_SHORT PROBLEM_.
From the records below, please print only the lines from the one containing "Reproduce this chart with Apache ECharts." through the one containing "const chart = echarts.init(document.getElementById('chart'));", both included. Skip the pictures.

_GIVEN RECORDS_.
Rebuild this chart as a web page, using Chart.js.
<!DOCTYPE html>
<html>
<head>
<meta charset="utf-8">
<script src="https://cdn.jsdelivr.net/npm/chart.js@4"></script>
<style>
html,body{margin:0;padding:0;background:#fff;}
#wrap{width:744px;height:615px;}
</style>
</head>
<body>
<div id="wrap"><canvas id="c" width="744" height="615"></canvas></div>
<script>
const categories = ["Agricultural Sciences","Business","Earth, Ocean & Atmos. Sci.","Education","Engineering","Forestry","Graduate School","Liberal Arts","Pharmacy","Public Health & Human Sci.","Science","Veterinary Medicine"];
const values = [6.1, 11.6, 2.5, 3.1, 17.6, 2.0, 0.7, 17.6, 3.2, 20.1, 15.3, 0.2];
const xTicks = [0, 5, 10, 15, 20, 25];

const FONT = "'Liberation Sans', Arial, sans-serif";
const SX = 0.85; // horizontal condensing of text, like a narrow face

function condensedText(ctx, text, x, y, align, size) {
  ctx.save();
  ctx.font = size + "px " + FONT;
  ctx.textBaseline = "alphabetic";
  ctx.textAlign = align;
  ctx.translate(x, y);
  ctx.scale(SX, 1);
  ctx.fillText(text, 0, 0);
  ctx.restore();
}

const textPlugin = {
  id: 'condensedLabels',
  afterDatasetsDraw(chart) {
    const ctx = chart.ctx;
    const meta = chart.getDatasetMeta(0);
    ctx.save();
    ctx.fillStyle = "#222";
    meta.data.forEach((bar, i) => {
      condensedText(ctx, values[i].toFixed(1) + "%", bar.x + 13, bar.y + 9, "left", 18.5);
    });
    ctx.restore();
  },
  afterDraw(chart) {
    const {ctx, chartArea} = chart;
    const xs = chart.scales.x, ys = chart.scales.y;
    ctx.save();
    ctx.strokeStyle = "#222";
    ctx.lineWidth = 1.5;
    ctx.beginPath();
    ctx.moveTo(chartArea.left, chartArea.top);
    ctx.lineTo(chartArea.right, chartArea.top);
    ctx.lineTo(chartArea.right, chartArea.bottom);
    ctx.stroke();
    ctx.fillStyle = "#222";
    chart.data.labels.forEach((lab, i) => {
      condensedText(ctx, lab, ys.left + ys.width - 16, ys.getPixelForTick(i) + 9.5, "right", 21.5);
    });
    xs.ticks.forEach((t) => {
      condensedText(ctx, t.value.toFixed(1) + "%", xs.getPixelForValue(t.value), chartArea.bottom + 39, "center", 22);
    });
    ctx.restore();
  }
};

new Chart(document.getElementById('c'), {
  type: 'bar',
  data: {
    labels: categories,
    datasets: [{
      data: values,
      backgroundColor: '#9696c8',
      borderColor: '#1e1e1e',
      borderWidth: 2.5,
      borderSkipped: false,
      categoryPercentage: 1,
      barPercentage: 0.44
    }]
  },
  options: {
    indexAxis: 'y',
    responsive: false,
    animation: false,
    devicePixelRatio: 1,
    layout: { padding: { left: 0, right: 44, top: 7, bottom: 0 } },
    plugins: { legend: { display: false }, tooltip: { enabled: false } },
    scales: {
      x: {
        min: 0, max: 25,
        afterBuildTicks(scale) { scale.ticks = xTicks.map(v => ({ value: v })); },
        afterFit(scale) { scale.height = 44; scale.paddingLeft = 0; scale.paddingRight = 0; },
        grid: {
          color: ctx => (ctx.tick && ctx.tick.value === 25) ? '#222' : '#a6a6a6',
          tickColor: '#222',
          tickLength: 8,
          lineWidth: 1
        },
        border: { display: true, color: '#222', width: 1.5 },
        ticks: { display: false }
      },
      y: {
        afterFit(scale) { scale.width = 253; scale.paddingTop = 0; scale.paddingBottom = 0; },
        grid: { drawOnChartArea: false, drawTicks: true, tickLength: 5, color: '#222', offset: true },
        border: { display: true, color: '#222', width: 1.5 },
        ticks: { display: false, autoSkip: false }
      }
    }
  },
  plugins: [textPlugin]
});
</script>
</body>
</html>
...
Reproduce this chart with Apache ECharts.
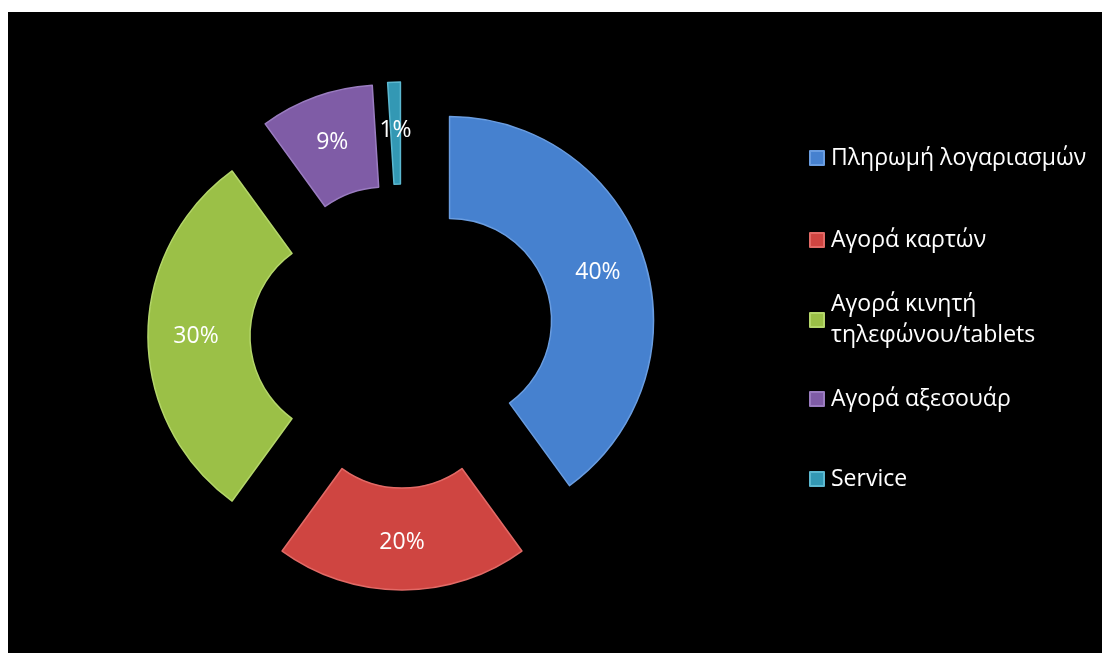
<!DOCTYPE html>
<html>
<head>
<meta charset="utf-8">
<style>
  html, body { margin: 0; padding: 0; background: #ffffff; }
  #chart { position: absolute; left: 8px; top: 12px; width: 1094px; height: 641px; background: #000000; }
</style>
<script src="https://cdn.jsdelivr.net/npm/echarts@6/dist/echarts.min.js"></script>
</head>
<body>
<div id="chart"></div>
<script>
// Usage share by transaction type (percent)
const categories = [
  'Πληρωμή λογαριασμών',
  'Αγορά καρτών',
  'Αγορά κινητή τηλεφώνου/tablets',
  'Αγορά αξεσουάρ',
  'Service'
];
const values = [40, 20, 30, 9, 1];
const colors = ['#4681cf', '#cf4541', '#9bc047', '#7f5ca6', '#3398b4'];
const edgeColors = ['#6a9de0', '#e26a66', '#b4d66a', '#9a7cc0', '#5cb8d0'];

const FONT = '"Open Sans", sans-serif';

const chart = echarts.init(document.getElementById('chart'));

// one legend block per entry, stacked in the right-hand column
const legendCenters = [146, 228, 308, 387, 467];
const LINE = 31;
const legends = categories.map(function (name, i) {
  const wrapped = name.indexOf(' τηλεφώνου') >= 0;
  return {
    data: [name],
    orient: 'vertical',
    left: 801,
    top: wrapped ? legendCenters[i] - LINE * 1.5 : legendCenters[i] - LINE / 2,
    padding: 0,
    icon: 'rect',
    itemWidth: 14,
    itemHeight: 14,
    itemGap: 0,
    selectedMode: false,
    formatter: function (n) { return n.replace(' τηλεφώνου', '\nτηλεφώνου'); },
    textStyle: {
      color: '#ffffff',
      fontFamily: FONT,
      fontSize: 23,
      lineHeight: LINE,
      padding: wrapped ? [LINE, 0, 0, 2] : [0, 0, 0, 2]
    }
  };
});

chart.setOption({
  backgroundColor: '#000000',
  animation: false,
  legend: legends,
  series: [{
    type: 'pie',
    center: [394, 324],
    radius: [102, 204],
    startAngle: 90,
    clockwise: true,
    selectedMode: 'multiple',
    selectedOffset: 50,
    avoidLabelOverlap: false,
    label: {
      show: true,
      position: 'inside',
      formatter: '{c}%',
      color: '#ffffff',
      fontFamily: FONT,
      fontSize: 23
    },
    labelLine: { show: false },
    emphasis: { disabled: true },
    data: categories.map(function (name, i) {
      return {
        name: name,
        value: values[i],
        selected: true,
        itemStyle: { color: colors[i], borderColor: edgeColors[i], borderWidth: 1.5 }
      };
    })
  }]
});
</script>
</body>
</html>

_COMPLETED TASK_.
Reproduce this chart with Apache ECharts.
<!DOCTYPE html>
<html>
<head>
<meta charset="utf-8">
<style>
  html, body { margin: 0; padding: 0; background: #ffffff; }
  #chart { position: absolute; left: 8px; top: 12px; width: 1094px; height: 641px; background: #000000; }
</style>
<script src="https://cdn.jsdelivr.net/npm/echarts@6/dist/echarts.min.js"></script>
</head>
<body>
<div id="chart"></div>
<script>
// Usage share by transaction type (percent)
const categories = [
  'Πληρωμή λογαριασμών',
  'Αγορά καρτών',
  'Αγορά κινητή τηλεφώνου/tablets',
  'Αγορά αξεσουάρ',
  'Service'
];
const values = [40, 20, 30, 9, 1];
const colors = ['#4681cf', '#cf4541', '#9bc047', '#7f5ca6', '#3398b4'];
const edgeColors = ['#6a9de0', '#e26a66', '#b4d66a', '#9a7cc0', '#5cb8d0'];

const FONT = '"Open Sans", sans-serif';

const chart = echarts.init(document.getElementById('chart'));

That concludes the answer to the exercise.